Yves-François Blanchet est devenu officiellement le chef du Bloc québécois et nous ne pouvons que saluer son courage de se lancer dans la mêlée politique avec un véhicule qui a passablement été accidenté au cours des derniers mois. Ses talents de communicateur et sa maîtrise du véhicule ne lui suffiront toutefois pas pour ramener le Bloc dans le peloton de tête. Une chicane provinciale-fédérale lui serait d’une précieuse aide et François Legault apparaissait la lui fournir après son tête-à-tête avec Justin Trudeau.
L’ancien paneliste des ex à Radio-Canada assume un pari plutôt risqué en renonçant à une rémunération avantageuse pour participer à une aventure politique qui ne paie pas d’évidence. Il reflète là un mélange de folie et de passion qui anime les vrais hommes politiques prêts à sacrifier leur confort pour embrasser la cause qui leur tient à cœur. Ne serait-ce que pour cette abnégation, il mérite que les électeurs lui fassent un meilleur sort tout comme l’aurait mérité Gilles Duceppe à la dernière élection fédérale.
Malheureusement, la politique partisane est un sport de combat qui laisse peu de place à la compassion et encore moins dans un monde où l’individualisme est triomphant. L’électorat s’avère de plus en plus volatil et de moins en moins fidèle à l’intérêt collectif avec une multitude toujours grandissante de citoyens accaparés par leurs doléances et leurs besoins personnels à l’égard des partis politiques. Dans un tel environnement, la cause indépendantiste éprouvera de plus en plus de difficultés à se frayer un passage si les obstacles fédéraux à notre développement socioéconomique ne sont pas mis en évidence par les dirigeants québécois.
Il sera intéressant au cours des prochains mois de voir jusqu’où s’exprimera le nationalisme de François Legault et de la CAQ et comment Justin Trudeau et les libéraux fédéraux s’en accommoderont. Dans l’hypothèse où le gouvernement canadien fléchirait devant les demandes du Québec en regard de l’immigration, du rapport d’impôt unique, des justes compensations financières pour les réfugiés et des infrastructures de transport en commun, la situation laisserait très peu place en piste au Bloc pour qu’il puisse légitimement prétendre à la défense des intérêts du Québec et encore moins à la nécessité de l’indépendance. Le gouvernement Legault apparaîtrait ainsi comme un rempart suffisant dans la protection des aspirations québécoises en ayant su faire retraiter le fédéral sur des points qui tiennent à cœur à une majorité de Québécois.
Si Justin Trudeau affichait l’arrogance manifestée à l’égard des demandes traditionnelles du Québec comme dans ses premières années de mandat et fermait la porte aux demandes raisonnables, il fournirait alors un impressionnant réservoir de carburant à l’écurie du Bloc et à son nouveau pilote.
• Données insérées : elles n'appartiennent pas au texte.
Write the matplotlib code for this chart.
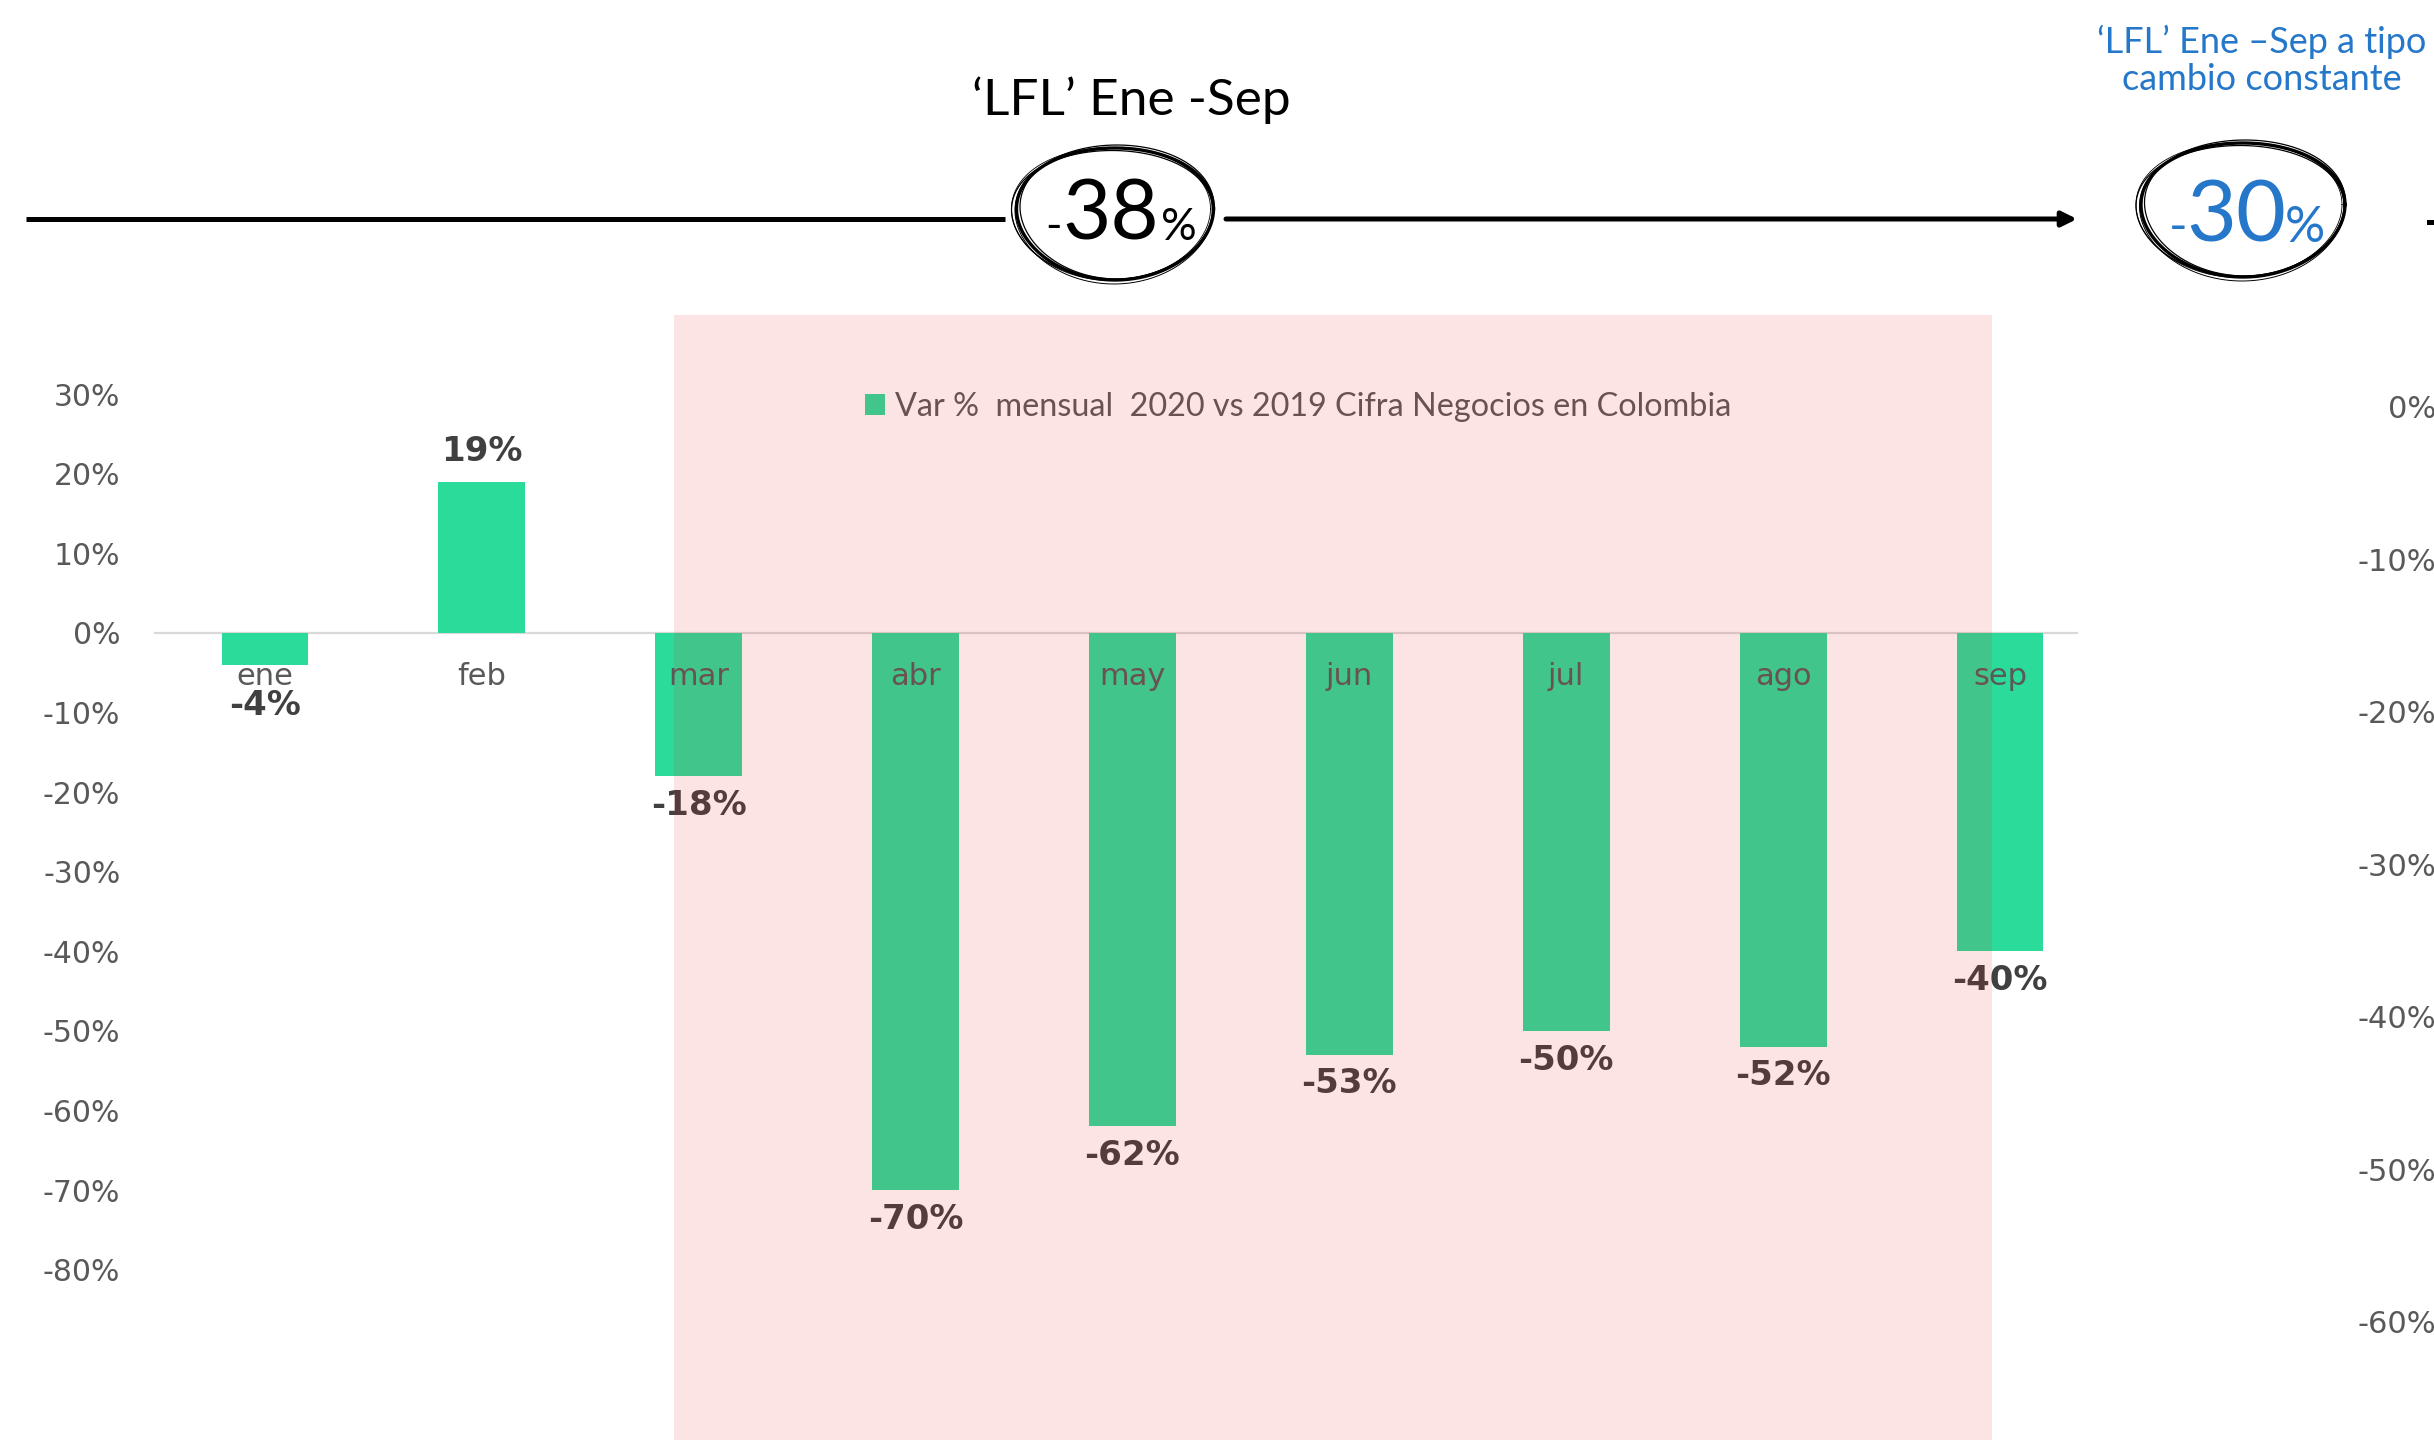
import numpy as np
import matplotlib
matplotlib.use("Agg")
import matplotlib.pyplot as plt
from matplotlib.patches import Rectangle

# ── Data ──────────────────────────────────────────────────────────────────────
MONTHS = ["ene", "feb", "mar", "abr", "may", "jun", "jul", "ago", "sep"]
VAR_PCT = [-4, 19, -18, -70, -62, -53, -50, -52, -40]
LEFT_TICKS = [30, 20, 10, 0, -10, -20, -30, -40, -50, -60, -70, -80]
RIGHT_TICKS = [0, -10, -20, -30, -40, -50, -60]
LFL_TOTAL = -38
LFL_CONST = -30
LEGEND_LABEL = "Var %  mensual  2020 vs 2019 Cifra Negocios en Colombia"
TITLE_LEFT = "\u2018LFL\u2019 Ene -Sep"
TITLE_RIGHT = "\u2018LFL\u2019 Ene \u2013Sep a tipo\ncambio constante"

# ── Style ─────────────────────────────────────────────────────────────────────
W, H, DPI = 2434, 1440, 100
GREEN = "#2ADB9A"
BLUE = "#2577C9"
TICK_GREY = "#595959"
LABEL_DARK = "#404040"
CHART_FONT = "DejaVu Sans"
plt.rcParams["font.family"] = ["Lato", "DejaVu Sans"]

fig = plt.figure(figsize=(W / DPI, H / DPI), dpi=DPI)


def px_axes(x0, y0, x1, y1, **kw):
    """Axes placed by pixel box (top-left origin)."""
    return fig.add_axes([x0 / W, 1 - y1 / H, (x1 - x0) / W, (y1 - y0) / H], **kw)


# ── Main bar chart ────────────────────────────────────────────────────────────
ax = px_axes(155, 314.6, 2077, 1389)
x = np.arange(len(MONTHS))
ax.bar(x, VAR_PCT, width=0.40, color=GREEN, label=LEGEND_LABEL, zorder=2)
ax.set_xlim(-0.507, 8.355)
ax.set_ylim(-95, 40)
ax.set_yticks(LEFT_TICKS)
ax.set_yticklabels([f"{v}%" for v in LEFT_TICKS])
ax.set_xticks(x)
ax.set_xticklabels(MONTHS)
ax.set_axisbelow(False)
for s in ["top", "right", "left"]:
    ax.spines[s].set_visible(False)
ax.spines["bottom"].set_position(("data", 0))
ax.spines["bottom"].set_color("#D9D9D9")
ax.spines["bottom"].set_linewidth(1.6)
ax.spines["bottom"].set_zorder(1)
ax.tick_params(axis="y", length=0, pad=25, labelsize=21.5, labelcolor=TICK_GREY,
               labelfontfamily=CHART_FONT)
ax.tick_params(axis="x", length=0, pad=21, labelsize=22, labelcolor=TICK_GREY,
               labelfontfamily=CHART_FONT)
ax.patch.set_visible(False)

for xi, v in zip(x, VAR_PCT):
    if v >= 0:
        ax.annotate(f"{v}%", (xi, v), xytext=(0, 22), textcoords="offset points",
                    ha="center", va="center", fontsize=24.5, fontweight="bold",
                    color=LABEL_DARK, family=CHART_FONT)
    else:
        ax.annotate(f"{v}%", (xi, min(v, -5.5)), xytext=(0, -21),
                    textcoords="offset points", ha="center", va="center",
                    fontsize=24.5, fontweight="bold", color=LABEL_DARK,
                    family=CHART_FONT)

ax.legend(loc="center left", bbox_to_anchor=(865 / W, 1 - 407 / H),
          bbox_transform=fig.transFigure, frameon=False, fontsize=23.3,
          handlelength=0.62, handleheight=0.62, handletextpad=0.3,
          borderpad=0, borderaxespad=0, labelcolor=TICK_GREY)

# ── Partial second chart (cut at the right edge) ──────────────────────────────
ax2 = px_axes(2453, 376.5, 2600, 1398)
ax2.set_ylim(-65, 2)
ax2.set_yticks(RIGHT_TICKS)
ax2.set_yticklabels([f"{v}%" for v in RIGHT_TICKS])
ax2.set_xticks([])
for s in ax2.spines.values():
    s.set_visible(False)
ax2.tick_params(axis="y", length=0, pad=12, labelsize=22, labelcolor=TICK_GREY,
                labelfontfamily=CHART_FONT)
ax2.patch.set_visible(False)

# ── Overlay: timeline, circled figures, red band ──────────────────────────────
ov = px_axes(0, 0, W, H, zorder=10)
ov.set_xlim(0, W)
ov.set_ylim(H, 0)
ov.axis("off")
ov.patch.set_visible(False)

# shaded band (drawn over the bars, translucent)
ov.add_patch(Rectangle((674, 315), 1992 - 674, H - 315,
                       facecolor=(238 / 255, 33 / 255, 33 / 255), alpha=0.117,
                       edgecolor="none"))

# timeline
ov.plot([26, 1005], [219, 219], color="black", lw=3.6, solid_capstyle="butt")
ov.annotate("", xy=(2077, 219), xytext=(1226, 219),
            arrowprops=dict(arrowstyle="-|>", color="black", lw=3.6,
                            mutation_scale=22, shrinkA=0, shrinkB=0))
ov.plot([2429, 2434], [222, 222], color="black", lw=3.6)


def sketch_ellipse(cx, cy, w, h):
    t = np.linspace(0, 2 * np.pi, 400)
    strokes = [(0, 0, 0, 0, 2.4), (-3, 1, 4, -3, 0.9), (2, -2, -3, 2, 0.9),
               (-1, 2, 1, 4, 0.7), (-4, 0, 2, 1, 0.6)]
    for dx, dy, dw, dh, lw in strokes:
        ov.plot(cx + dx + (w + dw) / 2 * np.cos(t),
                cy + dy + (h + dh) / 2 * np.sin(t - 0.08 * np.cos(t)),
                color="black", lw=lw)


def circled_value(base_y, value, big, small, color, x_dash, x_num, x_pct):
    ov.text(x_dash, base_y, "-", ha="right", va="baseline", fontsize=small,
            color=color)
    ov.text(x_num, base_y, f"{abs(value)}", ha="center", va="baseline",
            fontsize=big, color=color)
    ov.text(x_pct, base_y, "%", ha="left", va="baseline", fontsize=small,
            color=color)


sketch_ellipse(1115, 214, 197, 132)
circled_value(240, LFL_TOTAL, 60, 32, "black", 1062, 1111, 1161)
ov.text(1131, 115, TITLE_LEFT, ha="center", va="baseline", fontsize=37,
        color="black")

sketch_ellipse(2243, 210, 204, 134)
circled_value(242, LFL_CONST, 62, 36, BLUE, 2188, 2236, 2285)
for line, yb in zip(TITLE_RIGHT.split("\n"), [53, 90]):
    ov.text(2262, yb, line, ha="center", va="baseline", fontsize=26, color=BLUE)

fig.savefig("out.png", dpi=DPI)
Son comportement, après le point de presse de François Legault au sortir de leur tête-à-tête, ne semblait pas ouvrir la voie à cette perspective. Au contraire, face à l’impatience du premier ministre Legault, le premier ministre canadien a préféré mettre l’accent sur le parcours positif de sa rencontre avec le chef de l’exécutif québécois et sa hâte de poursuivre la course avec lui.
Le Bloc est en dernière position avec les Néo-démocrates sur la grille de départ, il lui reste à espérer que les multiples tours de piste jusqu’à l’arrivée lui donneront l’occasion de se remonter dans le peloton de tête.